Salvation lies only in the economy moving to a higher growth plane. But, first, policy constraints across sectors need to be removed.

A late afternoon correction in pivotal stocks notwithstanding, equity values in the market were battered for the second day running. This has, quite naturally, prompted fears that the market may be gripped by bearish sentiment that may take long to dissipate. It is ironic that, at a time when business confidence is still high — the economy is expected to post an 8.5 per cent growth in real terms — the market should be in a state of jitters. It would be temptin g to blame it all on the irrational credit exuberance in the US housing loan market, or what has now come to be described as the ‘sub-prime crisis’. Equally, it is easy to see the present crisis as stemming from a liquidity crunch in the secondary market, what with funds being sucked out of the system by a couple of high-profile primary market offerings. While these factors could have played their part, the problem goes much deeper than that.

The origins of the present crisis could perhaps be traced to the beginning of 2006, when investor exuberance put equity values at a multiple of near-term corporate earnings (P/E ratio) that were seen only during times of equity ‘bubble’. PE multiples for pivotal stocks at the BSE (Sensex) went up from 16 to 27 in two years from the close of 2005. No doubt, there is some room for market players to factor in a higher earnings growth than was assumed until then. But nothing could have justified a belief in a higher growth rate that would warrant a 50 per cent upward correction in the price earnings multiple. What sustained the illusion was perhaps the entry of foreign institutional investors in greater numbers than hitherto. But international capital has its expectations of returns from the Indian market and it would be folly for domestic investors to see in their actions a vindication of equity’s intrinsic worth. A sharp slide in valuation was simply waiting to happen.
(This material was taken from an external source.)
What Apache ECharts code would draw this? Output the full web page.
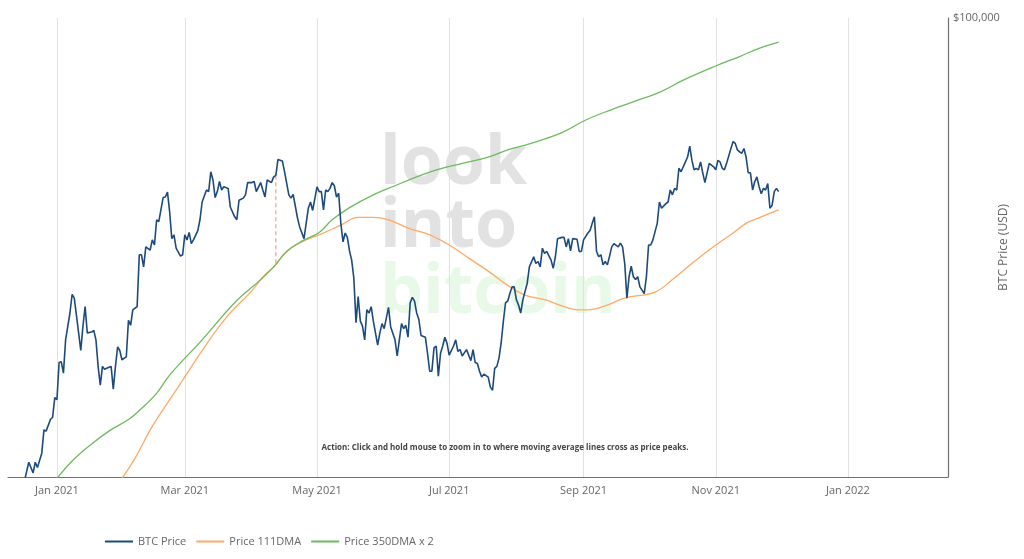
<!DOCTYPE html>
<html><head><meta charset="utf-8">
<script src="https://cdn.jsdelivr.net/npm/echarts@6/dist/echarts.min.js"></script>
<style>html,body{margin:0;padding:0;background:#fff}#c{width:1024px;height:559px}</style>
</head><body><div id="c"></div>
<script>
// ---- data ----
const btcPrice = [
['2020-12-17',21800],['2020-12-19',23200],['2020-12-21',22400],['2020-12-22',23200],['2020-12-23',22800],['2020-12-25',23900],['2020-12-26',25800],['2020-12-27',25700],['2020-12-29',26700],['2020-12-30',26900],['2020-12-31',28700],
['2021-01-01',28500],['2021-01-02',32200],['2021-01-03',32300],['2021-01-04',31100],['2021-01-05',34700],['2021-01-07',37900],['2021-01-08',40300],['2021-01-09',39800],['2021-01-11',35500],['2021-01-12',33500],['2021-01-13',36300],['2021-01-14',38700],['2021-01-15',35500],['2021-01-17',35600],['2021-01-18',35800],['2021-01-19',34700],['2021-01-20',31800],['2021-01-21',29900],['2021-01-22',31800],['2021-01-23',31500],['2021-01-25',31700],['2021-01-26',31800],['2021-01-27',29500],['2021-01-28',31800],['2021-01-29',33900],['2021-01-30',33500],['2021-01-31',32500],
['2021-02-02',32800],['2021-02-03',37000],['2021-02-04',36400],['2021-02-05',38300],['2021-02-07',38700],['2021-02-08',45900],['2021-02-09',45900],['2021-02-10',44100],['2021-02-11',47100],['2021-02-13',46600],['2021-02-14',48200],['2021-02-15',47400],['2021-02-16',51500],['2021-02-17',51200],['2021-02-19',55400],['2021-02-20',55500],['2021-02-21',56400],['2021-02-22',52900],['2021-02-23',48400],['2021-02-24',49000],['2021-02-25',46900],['2021-02-27',45700],['2021-02-28',45900],
['2021-03-01',49000],['2021-03-02',48200],['2021-03-03',49400],['2021-03-04',47600],['2021-03-05',48200],['2021-03-07',49700],['2021-03-08',51500],['2021-03-09',54600],['2021-03-11',56800],['2021-03-12',56500],['2021-03-13',60300],['2021-03-14',58700],['2021-03-15',55400],['2021-03-16',56500],['2021-03-17',58400],['2021-03-18',56800],['2021-03-19',57400],['2021-03-21',57100],['2021-03-22',53700],['2021-03-24',52000],['2021-03-25',51500],['2021-03-26',54900],['2021-03-28',55300],['2021-03-29',55900],['2021-03-30',58200],
['2021-04-01',58200],['2021-04-02',58400],['2021-04-03',56500],['2021-04-05',58200],['2021-04-06',56800],['2021-04-07',55500],['2021-04-08',58700],['2021-04-10',58200],['2021-04-11',59300],['2021-04-12',59600],['2021-04-13',62800],['2021-04-15',62500],['2021-04-16',60400],['2021-04-18',55900],['2021-04-19',55300],['2021-04-20',56000],['2021-04-22',51800],['2021-04-23',50300],['2021-04-25',48400],['2021-04-26',50900],['2021-04-27',53500],['2021-04-28',54600],['2021-04-29',53100],
['2021-05-01',57400],['2021-05-02',56500],['2021-05-03',56500],['2021-05-04',53200],['2021-05-05',56800],['2021-05-06',56500],['2021-05-07',57100],['2021-05-08',58200],['2021-05-09',57600],['2021-05-10',55500],['2021-05-11',56200],['2021-05-12',50900],['2021-05-13',47900],['2021-05-14',49300],['2021-05-15',48600],['2021-05-16',46500],['2021-05-17',45100],['2021-05-18',42500],['2021-05-19',36700],['2021-05-20',40000],['2021-05-21',36900],['2021-05-22',36300],['2021-05-23',34700],['2021-05-24',38300],['2021-05-25',37900],['2021-05-26',38700],['2021-05-27',36900],['2021-05-29',34100],['2021-05-30',35500],['2021-05-31',36600],
['2021-06-01',36000],['2021-06-03',38600],['2021-06-04',36200],['2021-06-06',34700],['2021-06-07',32900],['2021-06-08',34700],['2021-06-09',36600],['2021-06-10',36000],['2021-06-11',36400],['2021-06-12',35000],['2021-06-13',39200],['2021-06-14',39900],['2021-06-15',39400],['2021-06-16',37900],['2021-06-17',37100],['2021-06-18',35200],['2021-06-20',35000],['2021-06-21',33200],['2021-06-22',31300],['2021-06-23',31300],['2021-06-24',33800],['2021-06-25',34000],['2021-06-26',30800],['2021-06-27',33200],['2021-06-28',34000],['2021-06-29',35000],['2021-06-30',34300],
['2021-07-01',33000],['2021-07-03',34000],['2021-07-04',34700],['2021-07-05',33400],['2021-07-06',33600],['2021-07-07',32900],['2021-07-09',33600],['2021-07-11',32400],['2021-07-12',33600],['2021-07-13',32200],['2021-07-14',32100],['2021-07-15',31300],['2021-07-16',30700],['2021-07-17',31000],['2021-07-19',30700],['2021-07-20',29700],['2021-07-21',29400],['2021-07-22',31600],['2021-07-23',31800],['2021-07-24',32700],['2021-07-25',34400],['2021-07-26',36900],['2021-07-27',39200],['2021-07-28',39400],['2021-07-29',40400],['2021-07-30',41300],['2021-07-31',41300],
['2021-08-01',39600],['2021-08-02',38900],['2021-08-03',37900],['2021-08-04',39600],['2021-08-06',41800],['2021-08-07',44100],['2021-08-09',45600],['2021-08-10',44600],['2021-08-11',44900],['2021-08-12',44100],['2021-08-13',46900],['2021-08-14',46100],['2021-08-15',46400],['2021-08-17',45100],['2021-08-18',43900],['2021-08-19',45600],['2021-08-20',48400],['2021-08-22',48600],['2021-08-23',48600],['2021-08-24',47100],['2021-08-25',48400],['2021-08-26',46500],['2021-08-27',48400],['2021-08-29',48300],['2021-08-30',46400],['2021-08-31',46400],
['2021-09-01',48200],['2021-09-03',49300],['2021-09-04',49700],['2021-09-05',50900],['2021-09-06',52000],['2021-09-07',46400],['2021-09-08',45600],['2021-09-09',45900],['2021-09-10',44400],['2021-09-11',44900],['2021-09-12',44400],['2021-09-13',45700],['2021-09-14',47100],['2021-09-15',47600],['2021-09-17',47100],['2021-09-18',47700],['2021-09-19',47100],['2021-09-20',44600],['2021-09-21',39800],['2021-09-22',42700],['2021-09-23',44200],['2021-09-24',42700],['2021-09-25',42300],['2021-09-26',42700],['2021-09-27',41300],['2021-09-29',40400],['2021-09-30',42700],
['2021-10-01',47400],['2021-10-02',47400],['2021-10-03',48200],['2021-10-05',50900],['2021-10-06',54600],['2021-10-07',53500],['2021-10-09',54300],['2021-10-10',54600],['2021-10-11',56800],['2021-10-12',55900],['2021-10-13',57100],['2021-10-14',56800],['2021-10-15',61000],['2021-10-16',60300],['2021-10-17',61300],['2021-10-19',63300],['2021-10-20',65600],['2021-10-21',62600],['2021-10-22',60700],['2021-10-23',61000],['2021-10-24',60700],['2021-10-25',62300],['2021-10-26',60100],['2021-10-27',58200],['2021-10-28',60100],['2021-10-29',62000],['2021-10-31',61300],
['2021-11-01',60700],['2021-11-02',62600],['2021-11-03',62300],['2021-11-04',61000],['2021-11-05',60700],['2021-11-06',62000],['2021-11-08',65100],['2021-11-09',66600],['2021-11-10',66200],['2021-11-11',64800],['2021-11-12',64400],['2021-11-13',64100],['2021-11-14',65100],['2021-11-15',63300],['2021-11-16',60100],['2021-11-17',60100],['2021-11-18',56800],['2021-11-19',58400],['2021-11-20',59300],['2021-11-21',57400],['2021-11-22',56100],['2021-11-23',57100],['2021-11-24',56800],['2021-11-25',58000],['2021-11-26',53500],['2021-11-27',54000],['2021-11-28',56500],['2021-11-29',57100],['2021-11-30',56500]
];
const dma111 = [
['2021-01-31',22000],['2021-02-06',23500],['2021-02-14',26100],['2021-02-25',29400],['2021-03-09',33500],['2021-03-20',37300],['2021-04-01',40800],['2021-04-07',43000],['2021-04-11',44100],['2021-04-17',46400],['2021-04-24',47900],['2021-05-02',49000],['2021-05-12',50600],['2021-05-20',51900],['2021-05-27',51900],['2021-06-03',51500],['2021-06-12',50100],['2021-06-22',49000],['2021-07-01',47400],['2021-07-10',45400],['2021-07-19',43500],['2021-07-28',41500],['2021-08-05',40200],['2021-08-14',39600],['2021-08-22',38800],['2021-08-29',38300],['2021-09-03',38300],['2021-09-11',38800],['2021-09-20',39800],['2021-10-04',40600],['2021-10-12',42300],['2021-10-21',44600],['2021-10-30',46900],['2021-11-09',49300],['2021-11-15',50900],['2021-11-22',52000],['2021-11-30',53200]
];
const dma350x2 = [
['2021-01-01',22000],['2021-01-08',23300],['2021-01-16',24500],['2021-01-25',25700],['2021-02-03',26700],['2021-02-08',27500],['2021-02-16',29100],['2021-02-22',30900],['2021-03-09',34700],['2021-03-24',39200],['2021-04-05',42300],['2021-04-11',44100],['2021-04-17',46400],['2021-04-24',48000],['2021-05-02',49400],['2021-05-08',51500],['2021-05-16',53600],['2021-05-27',55900],['2021-06-06',57600],['2021-06-16',59300],['2021-06-26',60800],['2021-07-07',62000],['2021-07-19',63300],['2021-07-28',64800],['2021-08-07',66100],['2021-08-22',68600],['2021-09-02',71500],['2021-09-14',74000],['2021-09-27',76500],['2021-10-06',78300],['2021-10-17',81500],['2021-11-01',85400],['2021-11-12',88100],['2021-11-21',90500],['2021-11-30',92400]
];
const piCycleCross = [['2021-04-12',59600],['2021-04-12',44300]];
const xTickDates = ['2021-01-01','2021-03-01','2021-05-01','2021-07-01','2021-09-01','2021-11-01','2022-01-01'];
const xRange = ['2020-12-09 10:00','2022-02-16 04:00'];
const monthNames = ['Jan','Feb','Mar','Apr','May','Jun','Jul','Aug','Sep','Oct','Nov','Dec'];
const seriesNames = ['BTC Price','Price 111DMA','Price 350DMA x 2'];
const yMin = 22100, yMax = 100000;
const actionText = 'Action: Click and hold mouse to zoom in to where moving average lines cross as price peaks.';

// date string -> local timestamp
function ts(s) {
  const m = s.match(/^(\d{4})-(\d{2})-(\d{2})(?: (\d{2}):(\d{2}))?$/);
  return new Date(+m[1], +m[2] - 1, +m[3], m[4] ? +m[4] : 0, m[5] ? +m[5] : 0).getTime();
}
const toSeries = arr => arr.map(p => [ts(p[0]), p[1]]);

const chart = echarts.init(document.getElementById('c'), null, {renderer:'canvas'});
const FONT = '"Open Sans", "Noto Sans", sans-serif';
chart.setOption({
  animation: false,
  backgroundColor: '#fff',
  textStyle: {fontFamily: FONT},
  grid: {left: 8, right: 76, top: 18, bottom: 82, containLabel: false, outerBoundsMode: 'none'},
  xAxis: {
    type: 'value',
    min: ts(xRange[0]),
    max: ts(xRange[1]),
    axisLine: {show: true, lineStyle: {color: '#707070', width: 1.2}},
    axisTick: {show: false, customValues: xTickDates.map(ts)},
    axisLabel: {
      customValues: xTickDates.map(ts),
      color: '#666', fontSize: 11, margin: 8, fontFamily: FONT,
      formatter: function (v) { const d = new Date(v); return monthNames[d.getMonth()] + ' ' + d.getFullYear(); }
    },
    splitLine: {show: true, lineStyle: {color: '#e1e1e1', width: 1}}
  },
  yAxis: {
    type: 'log', logBase: 10, position: 'right',
    min: yMin, max: yMax,
    axisLine: {show: true, lineStyle: {color: '#707070', width: 1.2}},
    axisTick: {show: false},
    splitLine: {show: false},
    axisLabel: {
      color: '#666', fontSize: 11, margin: 5, fontFamily: FONT,
      formatter: function (v) { return v >= yMax * 0.999 ? '$' + echarts.format.addCommas(Math.round(v)) : ''; }
    },
    name: 'BTC Price (USD)', nameLocation: 'middle', nameRotate: 90, nameGap: 50, nameMoveOverlap: false,
    nameTextStyle: {color: '#666', fontSize: 12, fontFamily: FONT}
  },
  legend: {
    data: seriesNames, left: 100, top: 531, icon: 'rect', itemWidth: 28, itemHeight: 2, itemGap: 10,
    textStyle: {color: '#666', fontSize: 11, fontFamily: FONT}
  },
  graphic: [
    {type: 'text', z: -10, silent: true, style: {x: 380, y: 199, text: 'look', font: 'bold 68px "Open Sans"', fill: '#e2e2e2', verticalAlign: 'bottom'}},
    {type: 'text', z: -10, silent: true, style: {x: 380, y: 262, text: 'into', font: 'bold 68px "Open Sans"', fill: '#e2e2e2', verticalAlign: 'bottom'}},
    {type: 'text', z: -10, silent: true, style: {x: 380, y: 328, text: 'bitcoin', font: 'bold 68px "Open Sans"', fill: '#e8f9e8', verticalAlign: 'bottom'}},
    {type: 'text', z: 5, silent: true, style: {x: 505, y: 448, text: actionText, font: 'bold 8px "Open Sans"', fill: '#444', align: 'center', verticalAlign: 'middle'}}
  ],
  series: [
    {name: seriesNames[0], type: 'line', data: toSeries(btcPrice), symbol: 'none', color: '#1d4a7c', lineStyle: {width: 1.6, color: '#1d4a7c'}, z: 4},
    {name: seriesNames[1], type: 'line', data: toSeries(dma111), symbol: 'none', smooth: 0.4, color: '#ffa964', lineStyle: {width: 1.3, color: '#ffa964'}, z: 3},
    {name: seriesNames[2], type: 'line', data: toSeries(dma350x2), symbol: 'none', smooth: 0.4, color: '#6cbb5e', lineStyle: {width: 1.3, color: '#6cbb5e'}, z: 3},
    {name: 'Pi Cycle Cross', type: 'line', data: toSeries(piCycleCross), symbol: 'none', lineStyle: {width: 1.2, type: [4, 3], color: '#f59a9a'}, z: 2}
  ]
});
</script></body></html>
The correction witnessed later in the day on Tuesday might seem to suggest that the worst may be over for the market. But that is far from the case. For the rally, such as it was, was confined to the top stocks. Two, trading, on the whole, through the day had been done at prices that were 12-13 per cent lower than the already depressed prices of the previous day. Lastly, though the PE multiples have come down somewhat, they are still way too high by any yardstick of business fundamentals.

The recovery is bound to encounter resistance in the days ahead. There is salvation only in the economy moving to an altogether higher plane. That spells greater corporate profits and superior valuation for stocks. For that to materialise, the policy constraints that act as hurdles to fresh investments in many sectors have to be removed. The ball would certainly seem to be in the Government’s court.